One of the big attractions of this car is ease of getting in and out, something that will be appreciated by older buyers.
Once inside it has stacks of headroom too, even with a sunroof fitted.
Venue is simple to operate and super easy to drive which should also endear it to oldies.
The driver’s seat is height adjustable and the steering wheel is both reach and height adjustable.
Analogue dials have made way for a digital instrument cluster, with a small centre area that can be configured and choice of three colour schemes.
The 1.6-litre four cylinder engine makes a fist of it, but with just 151Nm of torque, it’s never going to set the world on fire.
Bear in mind, however, that the car weighs only 1200kg which partially compensates for this.
With another 20Nm of torque, the 1.0-litre three cylinder turbo found in the Picanto might be a better choice?
This is offered with Kia’s slightly more expensive Stonic but it comes at a price.
At just over four metres in length, Venue shines around town where it is easy to drive and park and the engine comes under no pressure.
Steering is sharp and light, and combined with compact dimensions, makes low speed manoeuvring a piece of cake.
While Venue can keep up with traffic on the motorway, it never really feels relaxed in this environment.
More surprisingly, however, was the way the transmission began hunting between gears.
This was in the 100-110km/h speed range with cruise control engaged, where it constantly switched between gears on reasonably flat terrain.
The thing tends to become a bit breathless and lacks punch around 110km/h, making overtaking problematic most of the time.
Gear hunting used to be a thing with four-speed autos when they ran out of options on hills, but never on the flat.
Ride quality is firmish, but not uncomfortable, though it can become drummy on coarse bitumen.
With a short wheelbase, speed humps are the enemy because the front doesn’t get time to settle before the rear wheels lift.One thing missing from the mix that we have come to appreciate in more recent times is adaptive cruise control.
The small boot hides a two level floor, with 355 litres of cargo capacity.
With a 45-litre tank, Venue uses standard 91 unleaded with fuel consumption a claimed 7.2L/100km.
We were getting as low as 6.5L/100km but finished on 7.6L after more than 300km.

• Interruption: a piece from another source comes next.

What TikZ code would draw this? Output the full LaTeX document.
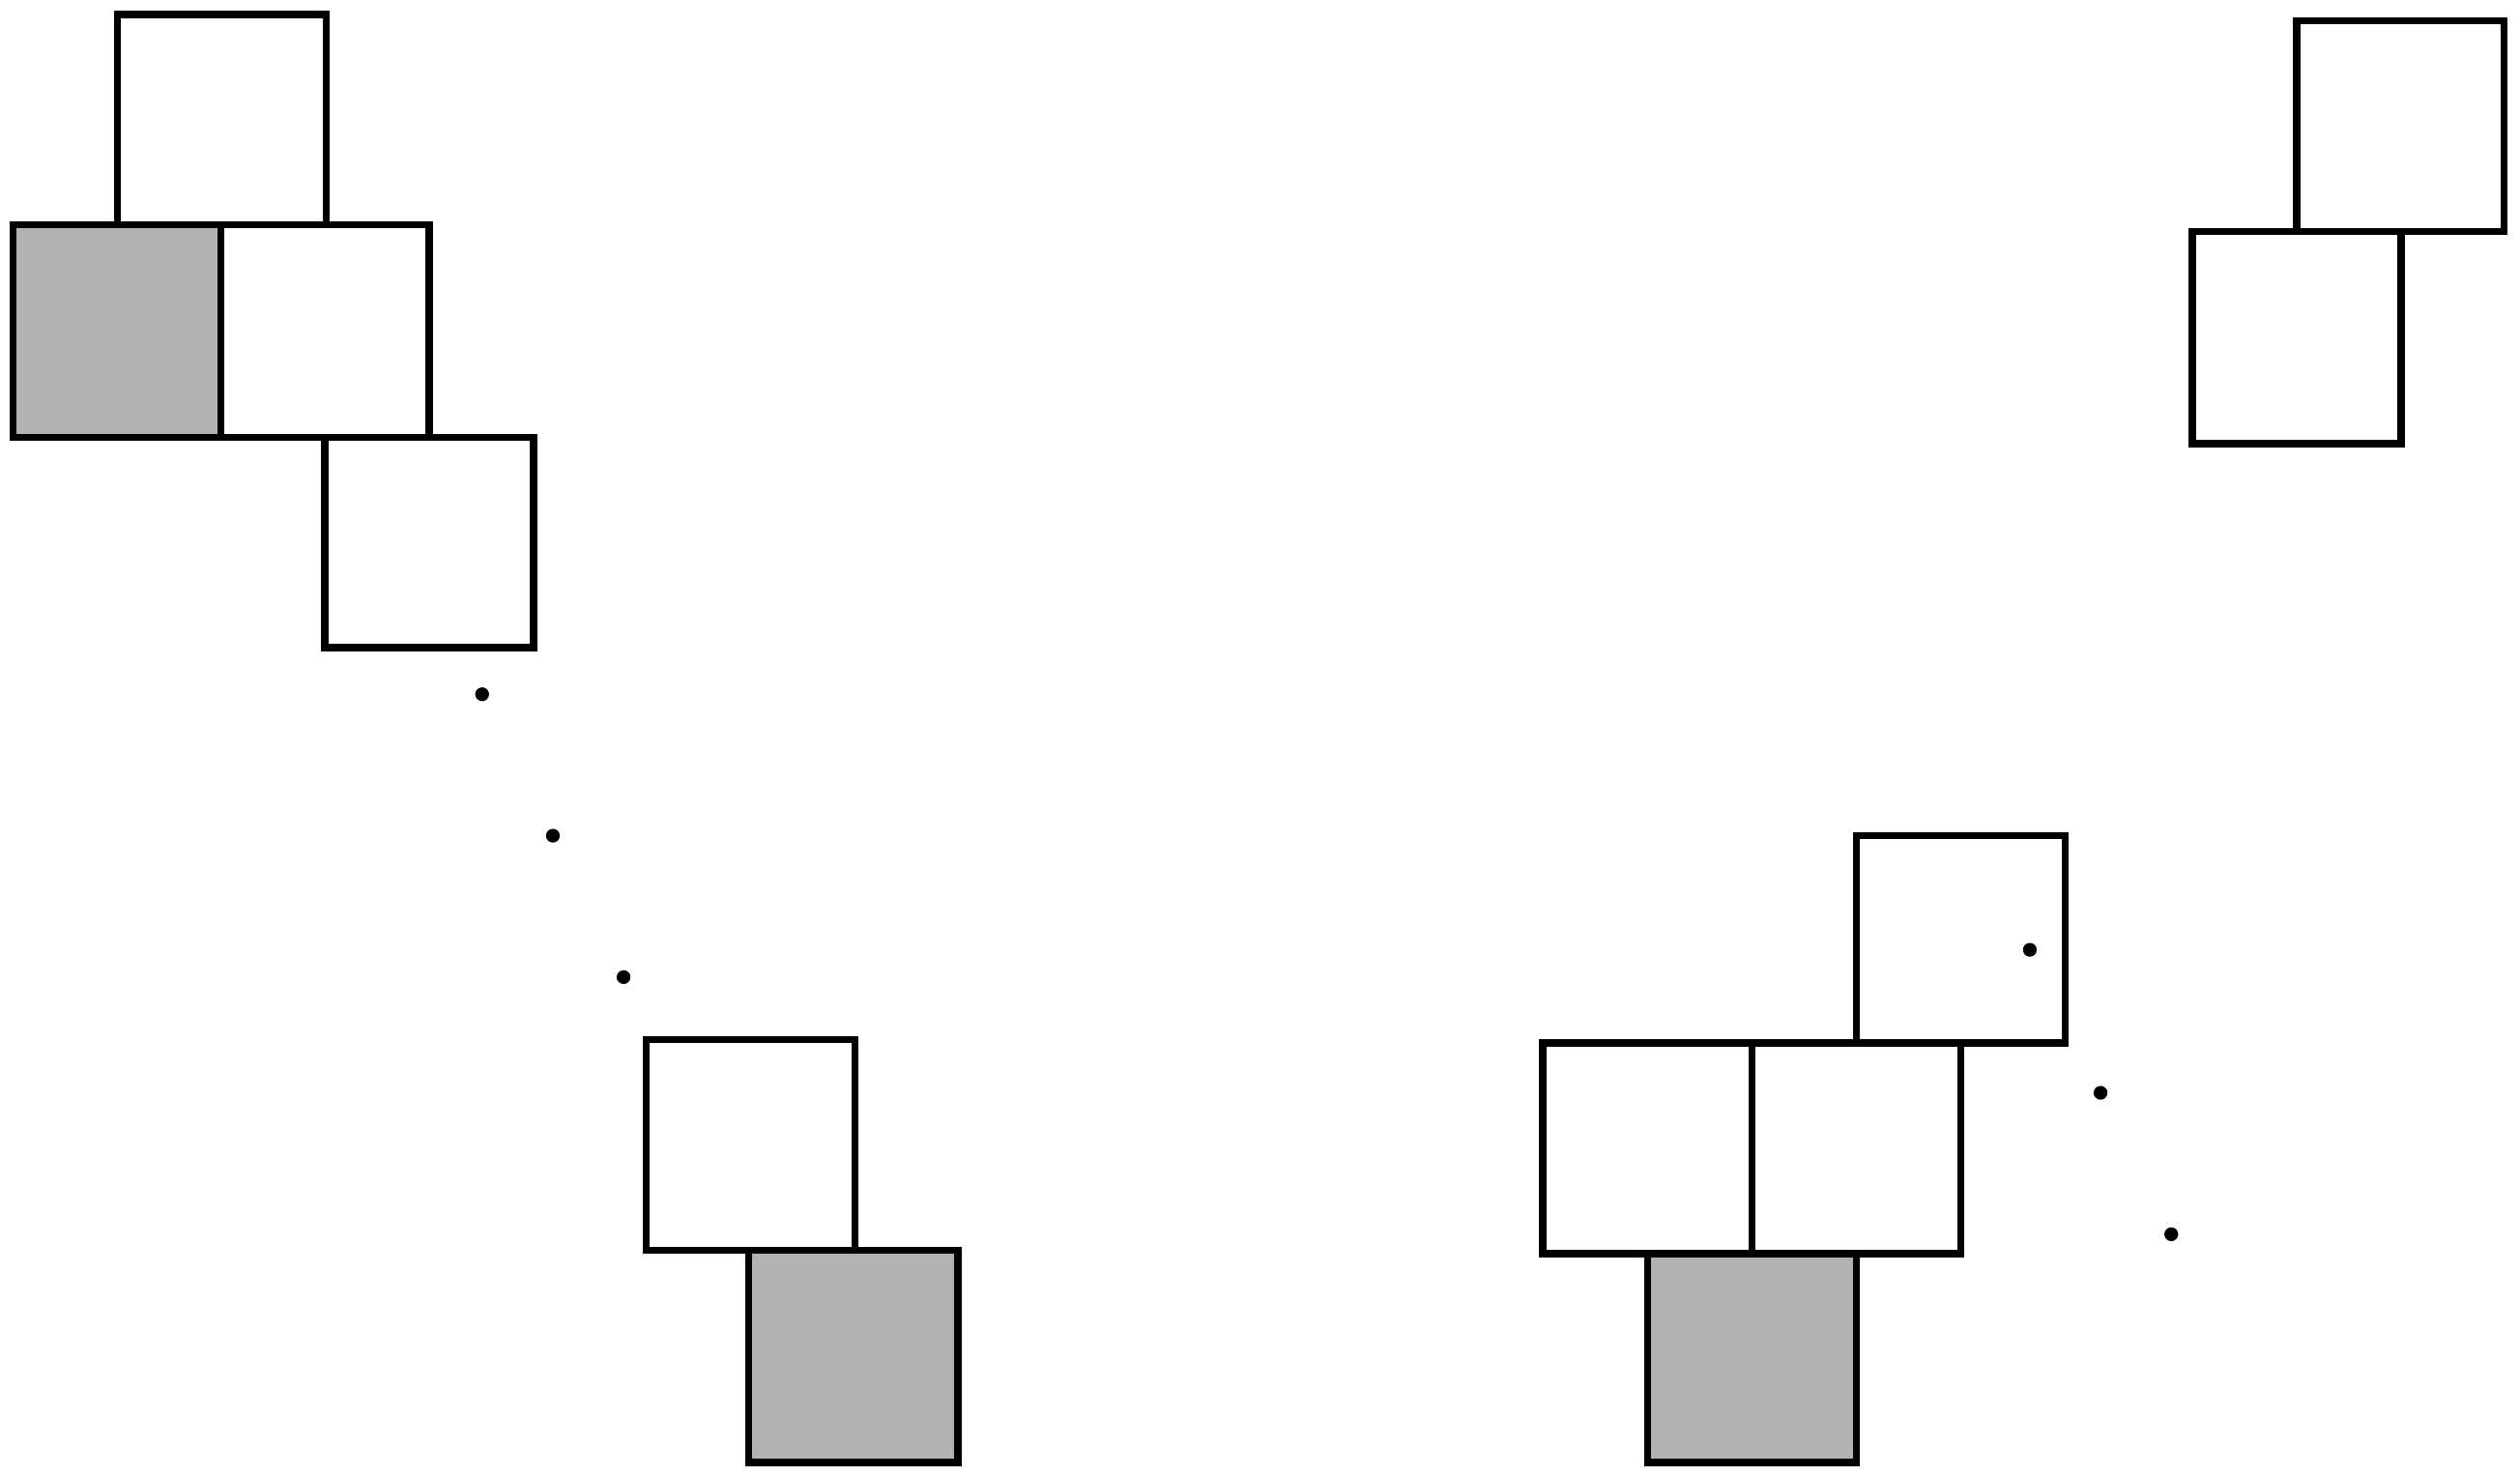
\documentclass[tikz,border=0pt]{standalone}
\begin{document}
\begin{tikzpicture}[x=0.016626cm, y=-0.016626cm,
  cell/.style={draw=black, line width=2.1pt, fill=white, line join=miter},
  shaded/.style={cell, fill=black!30},
  dotmark/.style={fill=black, draw=none}]
\useasboundingbox (0,0) rectangle (1568,918);
% left group
\draw[cell]   (73,9)      rectangle (203,140);
\draw[shaded] (8,140)     rectangle (137.5,272);
\draw[cell]   (137.5,140) rectangle (267,272);
\draw[cell]   (202,272)   rectangle (332,403);
\fill[dotmark] (300,432) circle (4.3);
\fill[dotmark] (344,520) circle (4.3);
\fill[dotmark] (388,608) circle (4.3);
\draw[cell]   (402,647)   rectangle (532,778);
\draw[shaded] (466,778)   rectangle (596,910);
% right group
\draw[cell]   (1429,13)   rectangle (1558,144);
\draw[cell]   (1364,144)  rectangle (1494,276);
\draw[cell]   (1155,520)  rectangle (1285,649);
\draw[cell]   (960,649)   rectangle (1090,780);
\draw[cell]   (1090,649)  rectangle (1220,780);
\draw[shaded] (1025,780)  rectangle (1155,910);
\fill[dotmark] (1263,591) circle (4.3);
\fill[dotmark] (1307,680) circle (4.3);
\fill[dotmark] (1351,768) circle (4.3);
\end{tikzpicture}
\end{document}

The long term average was showing at 7.0L/100km.
That’s a good result considering the engine’s size and lack of sophistication, but it could be better.
What we like?
Easy to drive
Doesn’t use much fuel
What we don’t like?
Doors swing closed on a slope
The bottom line?
Venue is basically a good jigger (journo talk for okay).
It represents a cheap and cheerful solution to transport if you’re not in the market for something fancy.
The boxy design delivers a spacious cabin, with easy access, although rear legroom could be an issue, so be sure to try it on for size.
Importantly, it provides high levels of safety and doesn’t use much fuel unless you flog it — but is best confined to city use rather than venturing out onto the open road.